Do not copy the pictures; transcribe all other material exactly.

[Begin DATA SECTION]

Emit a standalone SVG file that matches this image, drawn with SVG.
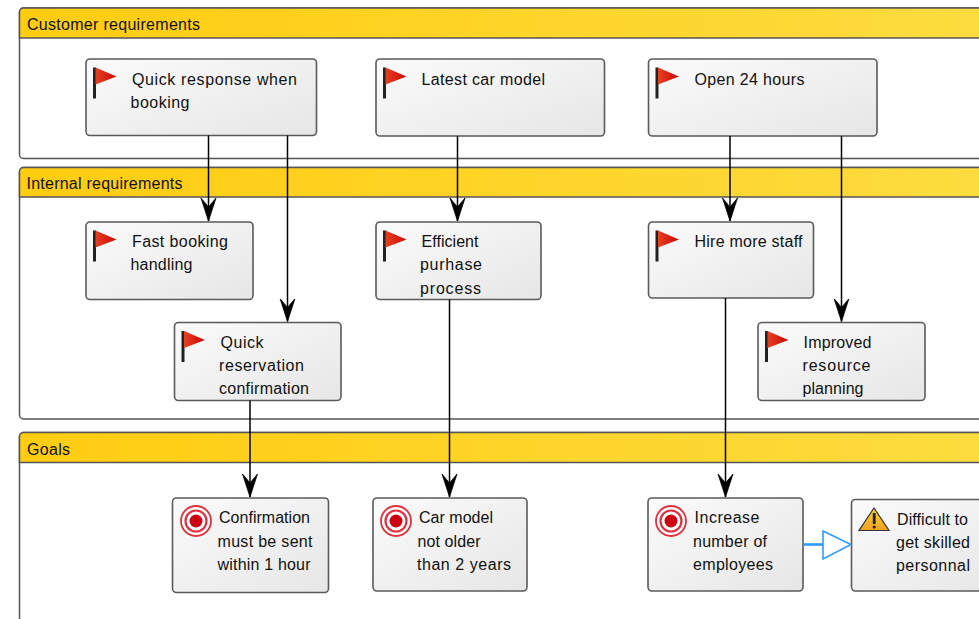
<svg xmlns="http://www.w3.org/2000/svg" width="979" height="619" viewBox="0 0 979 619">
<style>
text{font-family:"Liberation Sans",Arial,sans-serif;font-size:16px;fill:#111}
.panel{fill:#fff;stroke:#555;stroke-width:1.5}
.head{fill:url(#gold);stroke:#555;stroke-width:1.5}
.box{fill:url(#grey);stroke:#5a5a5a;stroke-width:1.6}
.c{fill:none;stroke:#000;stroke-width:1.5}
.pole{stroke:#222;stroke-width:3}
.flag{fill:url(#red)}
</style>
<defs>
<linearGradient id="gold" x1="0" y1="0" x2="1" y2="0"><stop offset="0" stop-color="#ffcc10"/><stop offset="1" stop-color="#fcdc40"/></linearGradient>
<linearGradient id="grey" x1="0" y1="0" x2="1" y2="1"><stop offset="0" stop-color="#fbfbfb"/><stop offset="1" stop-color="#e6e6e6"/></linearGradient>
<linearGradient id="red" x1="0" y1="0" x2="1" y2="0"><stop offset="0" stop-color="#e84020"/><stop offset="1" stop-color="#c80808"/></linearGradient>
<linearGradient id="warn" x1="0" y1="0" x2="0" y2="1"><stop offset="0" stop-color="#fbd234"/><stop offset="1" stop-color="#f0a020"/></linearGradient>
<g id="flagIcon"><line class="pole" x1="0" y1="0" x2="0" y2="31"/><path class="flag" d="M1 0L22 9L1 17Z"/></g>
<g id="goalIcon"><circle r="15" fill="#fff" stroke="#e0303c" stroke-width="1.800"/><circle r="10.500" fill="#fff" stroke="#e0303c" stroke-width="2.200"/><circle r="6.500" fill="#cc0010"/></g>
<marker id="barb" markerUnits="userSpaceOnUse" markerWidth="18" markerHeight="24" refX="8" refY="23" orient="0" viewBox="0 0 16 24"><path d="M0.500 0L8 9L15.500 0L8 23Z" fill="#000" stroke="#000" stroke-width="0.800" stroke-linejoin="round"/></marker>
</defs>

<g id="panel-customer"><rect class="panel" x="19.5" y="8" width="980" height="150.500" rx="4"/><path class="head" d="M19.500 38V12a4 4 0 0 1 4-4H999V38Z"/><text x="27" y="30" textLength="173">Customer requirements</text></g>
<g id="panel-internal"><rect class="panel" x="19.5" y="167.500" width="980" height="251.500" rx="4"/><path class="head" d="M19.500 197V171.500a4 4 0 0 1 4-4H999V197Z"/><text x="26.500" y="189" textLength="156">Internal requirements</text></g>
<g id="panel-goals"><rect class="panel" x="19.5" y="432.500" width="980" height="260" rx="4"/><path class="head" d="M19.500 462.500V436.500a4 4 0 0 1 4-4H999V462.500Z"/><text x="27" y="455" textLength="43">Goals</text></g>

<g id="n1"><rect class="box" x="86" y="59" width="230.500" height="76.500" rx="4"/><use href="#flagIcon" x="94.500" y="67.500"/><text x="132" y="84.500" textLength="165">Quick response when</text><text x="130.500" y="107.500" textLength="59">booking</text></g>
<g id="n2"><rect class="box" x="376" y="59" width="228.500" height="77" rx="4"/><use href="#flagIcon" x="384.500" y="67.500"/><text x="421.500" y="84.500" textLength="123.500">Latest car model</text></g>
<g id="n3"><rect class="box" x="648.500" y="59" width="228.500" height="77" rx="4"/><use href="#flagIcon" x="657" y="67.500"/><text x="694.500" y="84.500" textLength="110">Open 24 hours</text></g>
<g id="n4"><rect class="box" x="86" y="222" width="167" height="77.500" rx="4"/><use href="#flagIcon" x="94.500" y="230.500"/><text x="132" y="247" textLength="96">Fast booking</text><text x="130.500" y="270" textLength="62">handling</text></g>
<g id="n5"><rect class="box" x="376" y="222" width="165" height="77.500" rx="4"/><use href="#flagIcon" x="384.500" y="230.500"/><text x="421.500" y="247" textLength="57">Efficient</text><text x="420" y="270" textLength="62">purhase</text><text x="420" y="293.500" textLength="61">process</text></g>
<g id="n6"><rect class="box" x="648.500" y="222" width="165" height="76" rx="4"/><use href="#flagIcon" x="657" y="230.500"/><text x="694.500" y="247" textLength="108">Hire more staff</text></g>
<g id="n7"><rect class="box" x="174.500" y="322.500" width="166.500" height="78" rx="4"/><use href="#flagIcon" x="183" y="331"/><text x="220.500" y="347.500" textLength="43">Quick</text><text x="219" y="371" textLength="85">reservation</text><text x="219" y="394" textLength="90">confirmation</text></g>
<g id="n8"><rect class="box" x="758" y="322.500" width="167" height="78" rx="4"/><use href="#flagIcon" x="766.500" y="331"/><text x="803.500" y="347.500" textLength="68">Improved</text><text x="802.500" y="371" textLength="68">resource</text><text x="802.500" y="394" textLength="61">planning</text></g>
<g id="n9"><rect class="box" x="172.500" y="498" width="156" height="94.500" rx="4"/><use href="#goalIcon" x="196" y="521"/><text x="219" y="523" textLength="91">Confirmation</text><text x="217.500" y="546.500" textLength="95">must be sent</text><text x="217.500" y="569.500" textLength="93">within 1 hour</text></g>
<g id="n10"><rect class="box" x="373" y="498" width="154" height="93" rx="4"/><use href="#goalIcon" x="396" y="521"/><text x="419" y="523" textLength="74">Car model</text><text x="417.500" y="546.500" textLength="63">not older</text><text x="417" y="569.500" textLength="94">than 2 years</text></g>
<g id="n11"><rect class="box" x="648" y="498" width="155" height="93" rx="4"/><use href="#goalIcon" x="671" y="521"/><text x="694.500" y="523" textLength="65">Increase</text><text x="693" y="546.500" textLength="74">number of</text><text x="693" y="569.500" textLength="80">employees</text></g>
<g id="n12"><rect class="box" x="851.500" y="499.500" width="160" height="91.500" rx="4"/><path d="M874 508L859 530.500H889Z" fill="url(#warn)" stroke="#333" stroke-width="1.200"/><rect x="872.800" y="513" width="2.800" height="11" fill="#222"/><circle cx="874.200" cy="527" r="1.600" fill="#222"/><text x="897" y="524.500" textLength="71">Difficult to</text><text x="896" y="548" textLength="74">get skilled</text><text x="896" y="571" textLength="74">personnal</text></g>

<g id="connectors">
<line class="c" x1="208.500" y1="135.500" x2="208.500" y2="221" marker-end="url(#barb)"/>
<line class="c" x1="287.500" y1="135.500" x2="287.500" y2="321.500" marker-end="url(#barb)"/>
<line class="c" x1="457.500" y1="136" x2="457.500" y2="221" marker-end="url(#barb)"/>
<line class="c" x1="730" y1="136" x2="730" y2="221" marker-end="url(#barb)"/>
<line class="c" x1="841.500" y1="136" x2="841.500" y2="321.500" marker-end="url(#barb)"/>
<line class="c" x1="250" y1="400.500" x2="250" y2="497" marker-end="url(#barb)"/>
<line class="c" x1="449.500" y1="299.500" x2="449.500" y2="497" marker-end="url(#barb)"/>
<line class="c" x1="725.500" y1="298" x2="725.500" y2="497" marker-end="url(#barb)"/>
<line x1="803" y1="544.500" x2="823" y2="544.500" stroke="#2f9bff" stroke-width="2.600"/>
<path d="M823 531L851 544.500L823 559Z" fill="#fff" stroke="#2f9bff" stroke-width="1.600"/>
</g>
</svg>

[End DATA SECTION]

### [EXERCISE RESPONSE]
Emit a standalone SVG file that matches this image, drawn with SVG.
<svg xmlns="http://www.w3.org/2000/svg" width="979" height="619" viewBox="0 0 979 619">
<style>
text{font-family:"Liberation Sans",Arial,sans-serif;font-size:16px;fill:#111}
.panel{fill:#fff;stroke:#555;stroke-width:1.5}
.head{fill:url(#gold);stroke:#555;stroke-width:1.5}
.box{fill:url(#grey);stroke:#5a5a5a;stroke-width:1.6}
.c{fill:none;stroke:#000;stroke-width:1.5}
.pole{stroke:#222;stroke-width:3}
.flag{fill:url(#red)}
</style>
<defs>
<linearGradient id="gold" x1="0" y1="0" x2="1" y2="0"><stop offset="0" stop-color="#ffcc10"/><stop offset="1" stop-color="#fcdc40"/></linearGradient>
<linearGradient id="grey" x1="0" y1="0" x2="1" y2="1"><stop offset="0" stop-color="#fbfbfb"/><stop offset="1" stop-color="#e6e6e6"/></linearGradient>
<linearGradient id="red" x1="0" y1="0" x2="1" y2="0"><stop offset="0" stop-color="#e84020"/><stop offset="1" stop-color="#c80808"/></linearGradient>
<linearGradient id="warn" x1="0" y1="0" x2="0" y2="1"><stop offset="0" stop-color="#fbd234"/><stop offset="1" stop-color="#f0a020"/></linearGradient>
<g id="flagIcon"><line class="pole" x1="0" y1="0" x2="0" y2="31"/><path class="flag" d="M1 0L22 9L1 17Z"/></g>
<g id="goalIcon"><circle r="15" fill="#fff" stroke="#e0303c" stroke-width="1.800"/><circle r="10.500" fill="#fff" stroke="#e0303c" stroke-width="2.200"/><circle r="6.500" fill="#cc0010"/></g>
<marker id="barb" markerUnits="userSpaceOnUse" markerWidth="18" markerHeight="24" refX="8" refY="23" orient="0" viewBox="0 0 16 24"><path d="M0.500 0L8 9L15.500 0L8 23Z" fill="#000" stroke="#000" stroke-width="0.800" stroke-linejoin="round"/></marker>
</defs>

<g id="panel-customer"><rect class="panel" x="19.5" y="8" width="980" height="150.500" rx="4"/><path class="head" d="M19.500 38V12a4 4 0 0 1 4-4H999V38Z"/><text x="27" y="30" textLength="173">Customer requirements</text></g>
<g id="panel-internal"><rect class="panel" x="19.5" y="167.500" width="980" height="251.500" rx="4"/><path class="head" d="M19.500 197V171.500a4 4 0 0 1 4-4H999V197Z"/><text x="26.500" y="189" textLength="156">Internal requirements</text></g>
<g id="panel-goals"><rect class="panel" x="19.5" y="432.500" width="980" height="260" rx="4"/><path class="head" d="M19.500 462.500V436.500a4 4 0 0 1 4-4H999V462.500Z"/><text x="27" y="455" textLength="43">Goals</text></g>

<g id="n1"><rect class="box" x="86" y="59" width="230.500" height="76.500" rx="4"/><use href="#flagIcon" x="94.500" y="67.500"/><text x="132" y="84.500" textLength="165">Quick response when</text><text x="130.500" y="107.500" textLength="59">booking</text></g>
<g id="n2"><rect class="box" x="376" y="59" width="228.500" height="77" rx="4"/><use href="#flagIcon" x="384.500" y="67.500"/><text x="421.500" y="84.500" textLength="123.500">Latest car model</text></g>
<g id="n3"><rect class="box" x="648.500" y="59" width="228.500" height="77" rx="4"/><use href="#flagIcon" x="657" y="67.500"/><text x="694.500" y="84.500" textLength="110">Open 24 hours</text></g>
<g id="n4"><rect class="box" x="86" y="222" width="167" height="77.500" rx="4"/><use href="#flagIcon" x="94.500" y="230.500"/><text x="132" y="247" textLength="96">Fast booking</text><text x="130.500" y="270" textLength="62">handling</text></g>
<g id="n5"><rect class="box" x="376" y="222" width="165" height="77.500" rx="4"/><use href="#flagIcon" x="384.500" y="230.500"/><text x="421.500" y="247" textLength="57">Efficient</text><text x="420" y="270" textLength="62">purhase</text><text x="420" y="293.500" textLength="61">process</text></g>
<g id="n6"><rect class="box" x="648.500" y="222" width="165" height="76" rx="4"/><use href="#flagIcon" x="657" y="230.500"/><text x="694.500" y="247" textLength="108">Hire more staff</text></g>
<g id="n7"><rect class="box" x="174.500" y="322.500" width="166.500" height="78" rx="4"/><use href="#flagIcon" x="183" y="331"/><text x="220.500" y="347.500" textLength="43">Quick</text><text x="219" y="371" textLength="85">reservation</text><text x="219" y="394" textLength="90">confirmation</text></g>
<g id="n8"><rect class="box" x="758" y="322.500" width="167" height="78" rx="4"/><use href="#flagIcon" x="766.500" y="331"/><text x="803.500" y="347.500" textLength="68">Improved</text><text x="802.500" y="371" textLength="68">resource</text><text x="802.500" y="394" textLength="61">planning</text></g>
<g id="n9"><rect class="box" x="172.500" y="498" width="156" height="94.500" rx="4"/><use href="#goalIcon" x="196" y="521"/><text x="219" y="523" textLength="91">Confirmation</text><text x="217.500" y="546.500" textLength="95">must be sent</text><text x="217.500" y="569.500" textLength="93">within 1 hour</text></g>
<g id="n10"><rect class="box" x="373" y="498" width="154" height="93" rx="4"/><use href="#goalIcon" x="396" y="521"/><text x="419" y="523" textLength="74">Car model</text><text x="417.500" y="546.500" textLength="63">not older</text><text x="417" y="569.500" textLength="94">than 2 years</text></g>
<g id="n11"><rect class="box" x="648" y="498" width="155" height="93" rx="4"/><use href="#goalIcon" x="671" y="521"/><text x="694.500" y="523" textLength="65">Increase</text><text x="693" y="546.500" textLength="74">number of</text><text x="693" y="569.500" textLength="80">employees</text></g>
<g id="n12"><rect class="box" x="851.500" y="499.500" width="160" height="91.500" rx="4"/><path d="M874 508L859 530.500H889Z" fill="url(#warn)" stroke="#333" stroke-width="1.200"/><rect x="872.800" y="513" width="2.800" height="11" fill="#222"/><circle cx="874.200" cy="527" r="1.600" fill="#222"/><text x="897" y="524.500" textLength="71">Difficult to</text><text x="896" y="548" textLength="74">get skilled</text><text x="896" y="571" textLength="74">personnal</text></g>

<g id="connectors">
<line class="c" x1="208.500" y1="135.500" x2="208.500" y2="221" marker-end="url(#barb)"/>
<line class="c" x1="287.500" y1="135.500" x2="287.500" y2="321.500" marker-end="url(#barb)"/>
<line class="c" x1="457.500" y1="136" x2="457.500" y2="221" marker-end="url(#barb)"/>
<line class="c" x1="730" y1="136" x2="730" y2="221" marker-end="url(#barb)"/>
<line class="c" x1="841.500" y1="136" x2="841.500" y2="321.500" marker-end="url(#barb)"/>
<line class="c" x1="250" y1="400.500" x2="250" y2="497" marker-end="url(#barb)"/>
<line class="c" x1="449.500" y1="299.500" x2="449.500" y2="497" marker-end="url(#barb)"/>
<line class="c" x1="725.500" y1="298" x2="725.500" y2="497" marker-end="url(#barb)"/>
<line x1="803" y1="544.500" x2="823" y2="544.500" stroke="#2f9bff" stroke-width="2.600"/>
<path d="M823 531L851 544.500L823 559Z" fill="#fff" stroke="#2f9bff" stroke-width="1.600"/>
</g>
</svg>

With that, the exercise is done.